Write out the data below in full, unchanged, minus the images.

___ DATA PROVIDED

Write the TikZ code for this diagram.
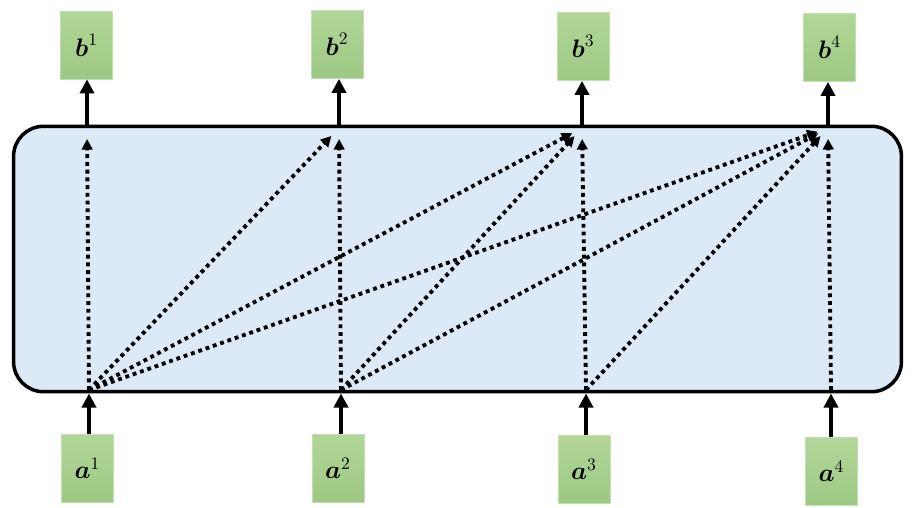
\documentclass[tikz,border=0pt]{standalone}
\usepackage{amsmath}
\usepackage{amssymb}
\usepackage{xcolor}
\usetikzlibrary{arrows.meta}

\definecolor{layerblue}{HTML}{DCE9F7}
\definecolor{boxgreentop}{HTML}{B1D698}
\definecolor{boxgreenbot}{HTML}{9DC983}
\definecolor{boxedge}{HTML}{C4DFB3}

\tikzset{
  vecbox/.style={shape=rectangle, draw=boxedge, line width=0.4pt, top color=boxgreentop, bottom color=boxgreenbot, minimum width=1.04cm, minimum height=1.36cm, font=\Large},
  feed/.style={line width=2.4pt, -{Triangle[length=8pt,width=8pt]}},
  attend/.style={line width=2.2pt, dash pattern=on 2.2pt off 2.2pt, -{Triangle[length=6pt,width=6pt]}, shorten >=0.22cm}
}

\begin{document}
\begin{tikzpicture}[x=0.02cm, y=-0.02cm]
	\useasboundingbox (0, 0) rectangle (912, 507);
	% Paths, nodes and wires:
	\node[shape=rectangle, draw, line width=2pt, fill=layerblue, rounded corners=0.6cm, minimum width=17.76cm, minimum height=5.31cm](attn) at (457.5, 259){};
	\node[vecbox](b1) at (86.5, 45){$\boldsymbol{b}^1$};
	\node[vecbox](b2) at (337, 44.5){$\boldsymbol{b}^2$};
	\node[vecbox](b3) at (583, 46.5){$\boldsymbol{b}^3$};
	\node[vecbox](b4) at (829.5, 47.5){$\boldsymbol{b}^4$};
	\node[vecbox](a1) at (87.5, 468){$\boldsymbol{a}^1$};
	\node[vecbox](a2) at (338, 468){$\boldsymbol{a}^2$};
	\node[vecbox](a3) at (584, 469.5){$\boldsymbol{a}^3$};
	\node[vecbox](a4) at (831.5, 471.5){$\boldsymbol{a}^4$};
	\coordinate (s1) at (89, 390);
	\coordinate (s2) at (341, 390);
	\coordinate (s3) at (586, 390);
	\coordinate (s4) at (831, 390);
	\coordinate (t1) at (87, 128);
	\coordinate (t2) at (339, 128);
	\coordinate (t3) at (582, 128);
	\coordinate (t4) at (828, 128);
	\draw[feed] (a1.north -| s1) -- (s1 |- attn.south);
	\draw[feed] (a2.north -| s2) -- (s2 |- attn.south);
	\draw[feed] (a3.north -| s3) -- (s3 |- attn.south);
	\draw[feed] (a4.north -| s4) -- (s4 |- attn.south);
	\draw[feed] (t1 |- attn.north) -- (b1.south -| t1);
	\draw[feed] (t2 |- attn.north) -- (b2.south -| t2);
	\draw[feed] (t3 |- attn.north) -- (b3.south -| t3);
	\draw[feed] (t4 |- attn.north) -- (b4.south -| t4);
	\draw[attend] (s1) -- (t1);
	\draw[attend] (s1) -- (t2);
	\draw[attend] (s1) -- (t3);
	\draw[attend] (s1) -- (t4);
	\draw[attend] (s2) -- (t2);
	\draw[attend] (s2) -- (t3);
	\draw[attend] (s2) -- (t4);
	\draw[attend] (s3) -- (t3);
	\draw[attend] (s3) -- (t4);
	\draw[attend] (s4) -- (t4);
\end{tikzpicture}
\end{document}
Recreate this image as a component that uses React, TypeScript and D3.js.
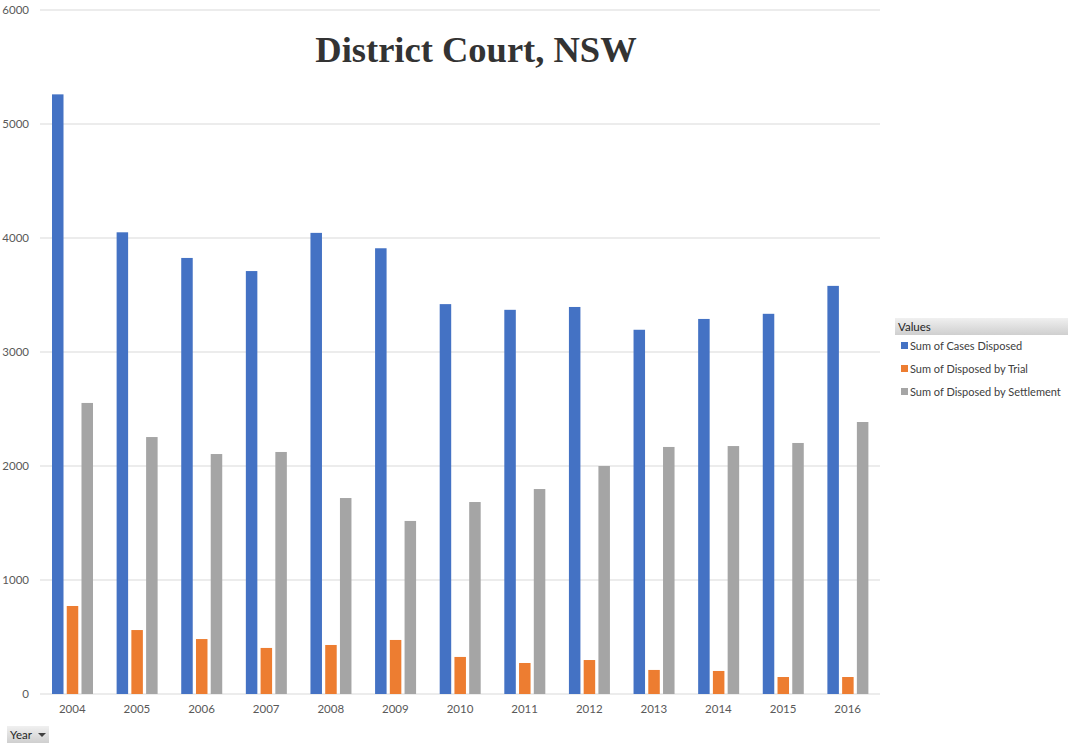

______

## SOLUTION TO THE PROBLEM
Write the TikZ code for this diagram.
\documentclass[tikz,border=0pt]{standalone}
\usepackage{amsmath}
\usepackage{amssymb}
\usepackage{xcolor}
\usetikzlibrary{arrows.meta}

\definecolor{layerblue}{HTML}{DCE9F7}
\definecolor{boxgreentop}{HTML}{B1D698}
\definecolor{boxgreenbot}{HTML}{9DC983}
\definecolor{boxedge}{HTML}{C4DFB3}

\tikzset{
  vecbox/.style={shape=rectangle, draw=boxedge, line width=0.4pt, top color=boxgreentop, bottom color=boxgreenbot, minimum width=1.04cm, minimum height=1.36cm, font=\Large},
  feed/.style={line width=2.4pt, -{Triangle[length=8pt,width=8pt]}},
  attend/.style={line width=2.2pt, dash pattern=on 2.2pt off 2.2pt, -{Triangle[length=6pt,width=6pt]}, shorten >=0.22cm}
}

\begin{document}
\begin{tikzpicture}[x=0.02cm, y=-0.02cm]
	\useasboundingbox (0, 0) rectangle (912, 507);
	% Paths, nodes and wires:
	\node[shape=rectangle, draw, line width=2pt, fill=layerblue, rounded corners=0.6cm, minimum width=17.76cm, minimum height=5.31cm](attn) at (457.5, 259){};
	\node[vecbox](b1) at (86.5, 45){$\boldsymbol{b}^1$};
	\node[vecbox](b2) at (337, 44.5){$\boldsymbol{b}^2$};
	\node[vecbox](b3) at (583, 46.5){$\boldsymbol{b}^3$};
	\node[vecbox](b4) at (829.5, 47.5){$\boldsymbol{b}^4$};
	\node[vecbox](a1) at (87.5, 468){$\boldsymbol{a}^1$};
	\node[vecbox](a2) at (338, 468){$\boldsymbol{a}^2$};
	\node[vecbox](a3) at (584, 469.5){$\boldsymbol{a}^3$};
	\node[vecbox](a4) at (831.5, 471.5){$\boldsymbol{a}^4$};
	\coordinate (s1) at (89, 390);
	\coordinate (s2) at (341, 390);
	\coordinate (s3) at (586, 390);
	\coordinate (s4) at (831, 390);
	\coordinate (t1) at (87, 128);
	\coordinate (t2) at (339, 128);
	\coordinate (t3) at (582, 128);
	\coordinate (t4) at (828, 128);
	\draw[feed] (a1.north -| s1) -- (s1 |- attn.south);
	\draw[feed] (a2.north -| s2) -- (s2 |- attn.south);
	\draw[feed] (a3.north -| s3) -- (s3 |- attn.south);
	\draw[feed] (a4.north -| s4) -- (s4 |- attn.south);
	\draw[feed] (t1 |- attn.north) -- (b1.south -| t1);
	\draw[feed] (t2 |- attn.north) -- (b2.south -| t2);
	\draw[feed] (t3 |- attn.north) -- (b3.south -| t3);
	\draw[feed] (t4 |- attn.north) -- (b4.south -| t4);
	\draw[attend] (s1) -- (t1);
	\draw[attend] (s1) -- (t2);
	\draw[attend] (s1) -- (t3);
	\draw[attend] (s1) -- (t4);
	\draw[attend] (s2) -- (t2);
	\draw[attend] (s2) -- (t3);
	\draw[attend] (s2) -- (t4);
	\draw[attend] (s3) -- (t3);
	\draw[attend] (s3) -- (t4);
	\draw[attend] (s4) -- (t4);
\end{tikzpicture}
\end{document}
Recreate this image as a component that uses React, TypeScript and D3.js.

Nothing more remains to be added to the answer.